→ **PROBLEM TO WORK ON**: Without the pictures, extract every line from the start of the material to the line containing "md_ticks = list(range(0, 2201, 100))", both ends included.

"""

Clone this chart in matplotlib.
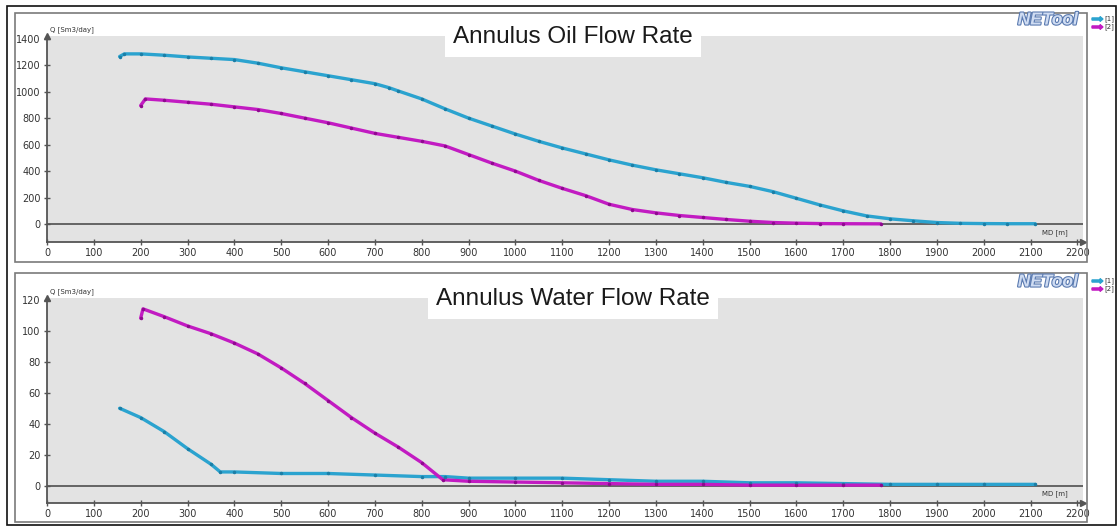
import matplotlib
matplotlib.use("Agg")
import matplotlib.pyplot as plt
import matplotlib.patheffects as pe
from matplotlib.patches import Rectangle, FancyArrow

# ---- data ----
md_ticks = list(range(0, 2201, 100))

oil_md_1 = [155, 165, 200, 250, 300, 350, 400, 450, 500, 550, 600, 650, 700, 730, 750,
            800, 850, 900, 950, 1000, 1050, 1100, 1150, 1200, 1250, 1300, 1350, 1400,
            1450, 1500, 1550, 1600, 1650, 1700, 1750, 1800, 1850, 1900, 1950, 2000,
            2050, 2110]
oil_q_1 = [1265, 1285, 1285, 1275, 1262, 1252, 1242, 1215, 1180, 1150, 1120, 1090, 1060,
           1030, 1005, 945, 870, 800, 740, 680, 625, 575, 530, 485, 445, 410, 380, 350,
           315, 285, 245, 195, 145, 100, 62, 40, 25, 12, 6, 4, 3, 3]

oil_md_2 = [200, 210, 250, 300, 350, 400, 450, 500, 550, 600, 650, 700, 750, 800, 850,
            900, 950, 1000, 1050, 1100, 1150, 1200, 1250, 1300, 1350, 1400, 1450, 1500,
            1550, 1600, 1650, 1700, 1780]
oil_q_2 = [895, 945, 935, 920, 905, 885, 865, 835, 800, 765, 725, 685, 655, 625, 590,
           525, 460, 400, 330, 270, 215, 150, 110, 85, 65, 50, 35, 22, 12, 7, 4, 3, 2]

wat_md_1 = [155, 200, 250, 300, 350, 370, 400, 500, 600, 700, 800, 850, 900, 1000, 1100,
            1200, 1300, 1400, 1500, 1600, 1700, 1800, 1900, 2000, 2110]
wat_q_1 = [50, 44, 35, 24, 14, 9, 9, 8, 8, 7, 6, 6, 5, 5, 5, 4, 3, 3, 2, 2, 1.5, 1, 1, 1, 1]

wat_md_2 = [200, 205, 250, 300, 350, 400, 450, 500, 550, 600, 650, 700, 750, 800, 845,
            900, 1000, 1100, 1200, 1300, 1400, 1500, 1600, 1700, 1780]
wat_q_2 = [108, 114, 109, 103, 98, 92, 85, 76, 66, 55, 44, 34, 25, 15, 4, 3, 2.5, 2, 1.5,
           1, 1, 0.5, 0.5, 0.5, 0.5]

series_names = ["[1]", "[2]"]
oil_ticks = list(range(0, 1401, 200))
wat_ticks = list(range(0, 121, 20))

C1, C1D = "#2ba3cf", "#1b7ea6"
C2, C2D = "#c21bc2", "#8e0a8e"
AXC = "#555555"

W, H = 1118, 527
fig = plt.figure(figsize=(W / 100, H / 100), dpi=100)
fig.patch.set_facecolor("white")


def fx(px):
    return px / W


def fy(py):
    return 1 - py / H


# outer frame and panel frames
fig.add_artist(Rectangle((fx(7), fy(525)), fx(1116) - fx(7), fy(6) - fy(525),
                         transform=fig.transFigure, fill=False, ec="#111111", lw=1.2))
for top, bot in [(13, 262), (273, 522)]:
    fig.add_artist(Rectangle((fx(15), fy(bot)), fx(1087) - fx(15), fy(top) - fy(bot),
                             transform=fig.transFigure, fill=False, ec="#7a7a7a", lw=1.2))


def panel(top_px, bot_px, ylim, yticks, xs, ys, title, title_y):
    ax = fig.add_axes([fx(47), fy(bot_px), fx(1083) - fx(47), fy(top_px) - fy(bot_px)])
    ax.set_facecolor("#e3e3e3")
    ax.set_xlim(0, 2212)
    ax.set_ylim(*ylim)
    for s in ["top", "right"]:
        ax.spines[s].set_visible(False)
    for s in ["left", "bottom"]:
        ax.spines[s].set_color(AXC)
        ax.spines[s].set_linewidth(1.3)
    ax.axhline(0, color="#5a5a5a", lw=1.3, zorder=1)
    ax.set_xticks(md_ticks)
    ax.set_yticks(yticks)
    ax.tick_params(direction="inout", length=5, width=1, color=AXC,
                   labelsize=7, labelcolor="#333333", pad=2)
    for x, y, c, cd in [(xs[0], ys[0], C1, C1D), (xs[1], ys[1], C2, C2D)]:
        ax.plot(x, y, color=c, lw=2.4, solid_capstyle="round", zorder=3)
        ax.plot(x, y, ls="none", marker="o", ms=1.5, color=cd, zorder=4)
    # axis arrows
    ax.plot([1], [0], marker=">", ms=4, color=AXC, transform=ax.transAxes, clip_on=False)
    ax.plot([0], [1], marker="^", ms=4, color=AXC, transform=ax.transAxes, clip_on=False)
    ax.annotate("MD [m]", xy=(0.985, 0), xycoords="axes fraction", xytext=(0, 4),
                textcoords="offset points", fontsize=5, color="#333333",
                ha="right", va="bottom")
    # y-axis name
    fig.text(fx(50), fy(top_px - 6), "Q [Sm3/day]", fontsize=5, color="#333333",
             ha="left", va="center")
    # title in white box
    fig.text(fx(573), fy(title_y + 1), title, fontsize=17.5, color="#1a1a1a",
             family="Liberation Sans", ha="center", va="center",
             bbox=dict(boxstyle="square,pad=0.35", fc="white", ec="none"))
    # logo
    fig.text(fx(1078), fy(top_px - 16), "NETool", fontsize=12.5, fontweight="bold",
             fontstyle="italic", color="#cfdcf2", ha="right", va="center",
             family="Liberation Sans",
             path_effects=[pe.withStroke(linewidth=1.6, foreground="#5a7ab0")])
    # legend
    for i, (name, c) in enumerate(zip(series_names, [C1, C2])):
        yy = fy(top_px - 17 + i * 8)
        fig.add_artist(FancyArrow(fx(1092), yy, fx(11), 0, width=0.004,
                                  head_width=0.009, head_length=fx(3),
                                  length_includes_head=True,
                                  transform=fig.transFigure, color=c))
        fig.text(fx(1104), yy, name, fontsize=5, color="#333333", ha="left", va="center")
    return ax


panel(36, 242, (-135, 1420), oil_ticks, [oil_md_1, oil_md_2], [oil_q_1, oil_q_2],
      "Annulus Oil Flow Rate", 36)
panel(298, 503, (-11, 121), wat_ticks, [wat_md_1, wat_md_2], [wat_q_1, wat_q_2],
      "Annulus Water Flow Rate", 298)

fig.savefig("out.png", dpi=100)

"""

→ **RESULT OF THE TASK**:
Clone this chart in matplotlib.
import matplotlib
matplotlib.use("Agg")
import matplotlib.pyplot as plt
import matplotlib.patheffects as pe
from matplotlib.patches import Rectangle, FancyArrow

# ---- data ----
md_ticks = list(range(0, 2201, 100))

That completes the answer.